What is measured: roundtrip throughput from building Pi4J context to shutdown, including simple operations (write, read or asking state). Tests are run with mock linux drivers, which are simply echoing the result of write operations: gpio-sim, i2c-stub, self made spi-mock (https://github.com/Pi4J/pi4j/blob/ffm-api/plugins/pi4j-plugin-ffm/src/test/native/spi-mock.c).

Analysis

GPIO Output, I2C and SPI are working as expected - the foot print and roundtrip time is minimal. GPIO Input with state change listener consumes more time, because listener is implemented in a separate thread and there is thread management involved. GPIO Plain Input has higher timings, need to investigate why it is times slower than GPIO Output.

If someone can write JMH tests for current implementations of gpiod/sysfs/pigpio that would be very nice.

DigitalSmile avatar Jun 14 '25 13:06 DigitalSmile

Looks the merge is complete and ffm updates are ready for HW testing

taartspi avatar Sep 23 '25 18:09 taartspi

So i'll update develop to 4.0.0-SNAPSHOT and then merge this branch.

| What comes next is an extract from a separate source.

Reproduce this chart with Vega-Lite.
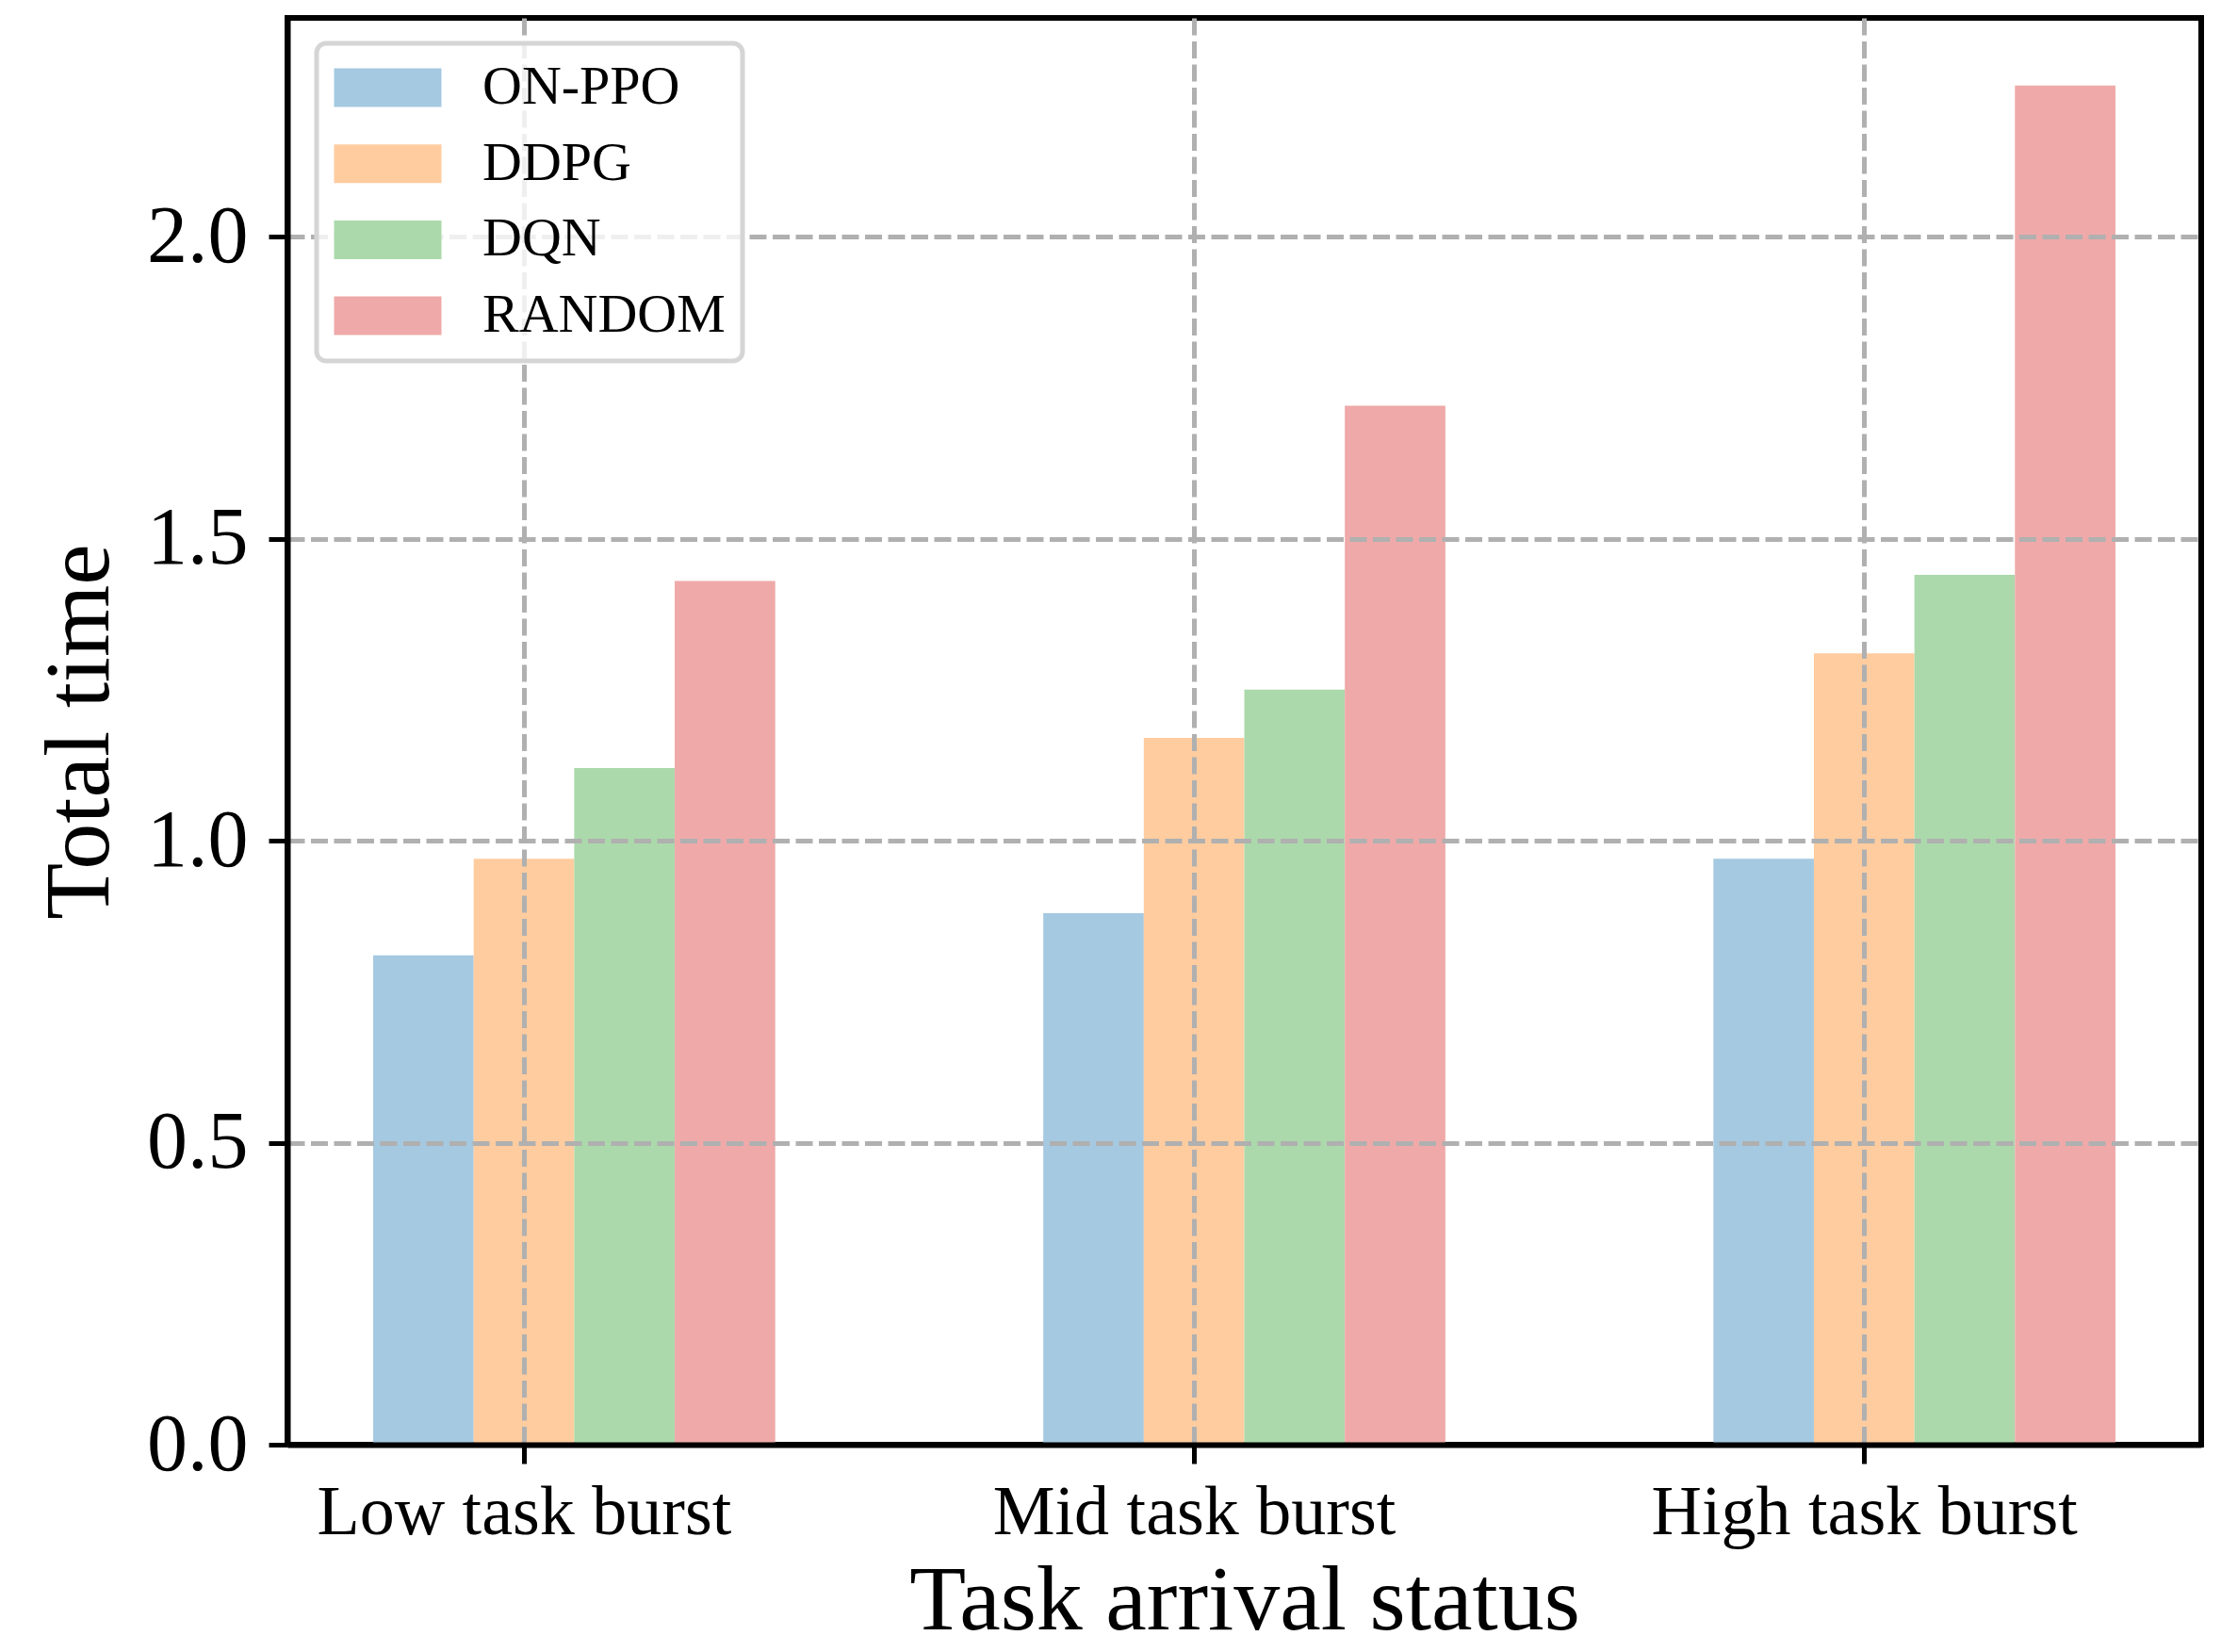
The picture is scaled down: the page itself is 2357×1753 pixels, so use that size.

Any objections? @FDelporte @DigitalSmile @taartspi

eitch avatar Sep 24 '25 07:09 eitch

@eitch the branch is already on <version>4.0.0-SNAPSHOT</version>. So yes, please, let's merge and speed up testing 🚀 There is only one direction: FORWARD 😉

FDelporte avatar Sep 24 '25 07:09 FDelporte

Done.

eitch avatar Sep 24 '25 07:09 eitch